→ Data entries
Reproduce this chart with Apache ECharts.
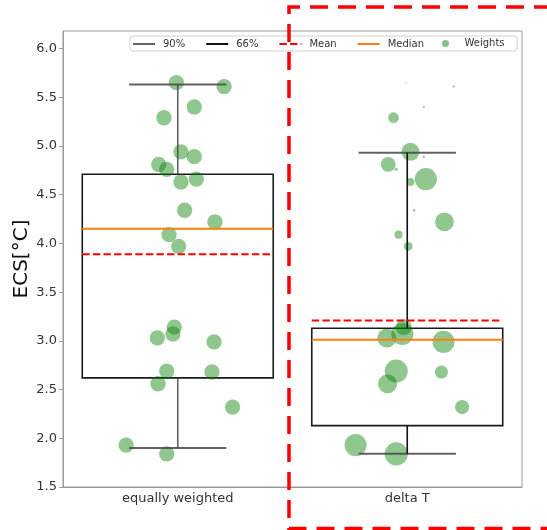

...

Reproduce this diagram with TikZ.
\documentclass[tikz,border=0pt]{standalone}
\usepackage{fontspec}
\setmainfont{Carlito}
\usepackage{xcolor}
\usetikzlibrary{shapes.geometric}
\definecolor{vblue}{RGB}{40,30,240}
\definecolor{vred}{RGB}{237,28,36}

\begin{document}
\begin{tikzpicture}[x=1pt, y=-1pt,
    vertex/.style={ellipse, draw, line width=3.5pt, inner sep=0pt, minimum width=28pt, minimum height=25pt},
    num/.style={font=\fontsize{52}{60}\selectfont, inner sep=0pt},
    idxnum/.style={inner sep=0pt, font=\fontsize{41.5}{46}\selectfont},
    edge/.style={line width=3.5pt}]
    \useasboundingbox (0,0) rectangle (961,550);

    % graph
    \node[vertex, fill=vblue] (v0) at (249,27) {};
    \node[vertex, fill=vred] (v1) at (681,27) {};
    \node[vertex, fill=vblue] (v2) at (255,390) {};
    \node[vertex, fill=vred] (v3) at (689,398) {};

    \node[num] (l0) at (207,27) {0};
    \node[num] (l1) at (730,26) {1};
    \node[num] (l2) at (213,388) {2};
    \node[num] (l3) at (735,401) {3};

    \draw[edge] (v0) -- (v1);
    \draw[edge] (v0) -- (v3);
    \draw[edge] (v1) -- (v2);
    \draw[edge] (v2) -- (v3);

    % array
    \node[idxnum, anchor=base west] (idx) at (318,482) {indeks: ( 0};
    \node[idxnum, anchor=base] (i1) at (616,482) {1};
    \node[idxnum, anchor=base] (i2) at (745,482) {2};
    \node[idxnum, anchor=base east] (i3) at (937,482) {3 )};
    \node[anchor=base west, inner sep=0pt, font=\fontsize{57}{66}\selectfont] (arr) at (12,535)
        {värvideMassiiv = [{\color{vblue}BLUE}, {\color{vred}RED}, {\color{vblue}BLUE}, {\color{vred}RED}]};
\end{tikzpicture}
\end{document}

→ Aim of the task
Exact duplication is required for the lines above, from the line that contains "Reproduce this diagram with TikZ." to the line that contains "(0,0) rectangle (961,550);", inclusive; omit all others.

→ Written reply
Reproduce this diagram with TikZ.
\documentclass[tikz,border=0pt]{standalone}
\usepackage{fontspec}
\setmainfont{Carlito}
\usepackage{xcolor}
\usetikzlibrary{shapes.geometric}
\definecolor{vblue}{RGB}{40,30,240}
\definecolor{vred}{RGB}{237,28,36}

\begin{document}
\begin{tikzpicture}[x=1pt, y=-1pt,
    vertex/.style={ellipse, draw, line width=3.5pt, inner sep=0pt, minimum width=28pt, minimum height=25pt},
    num/.style={font=\fontsize{52}{60}\selectfont, inner sep=0pt},
    idxnum/.style={inner sep=0pt, font=\fontsize{41.5}{46}\selectfont},
    edge/.style={line width=3.5pt}]
    \useasboundingbox (0,0) rectangle (961,550);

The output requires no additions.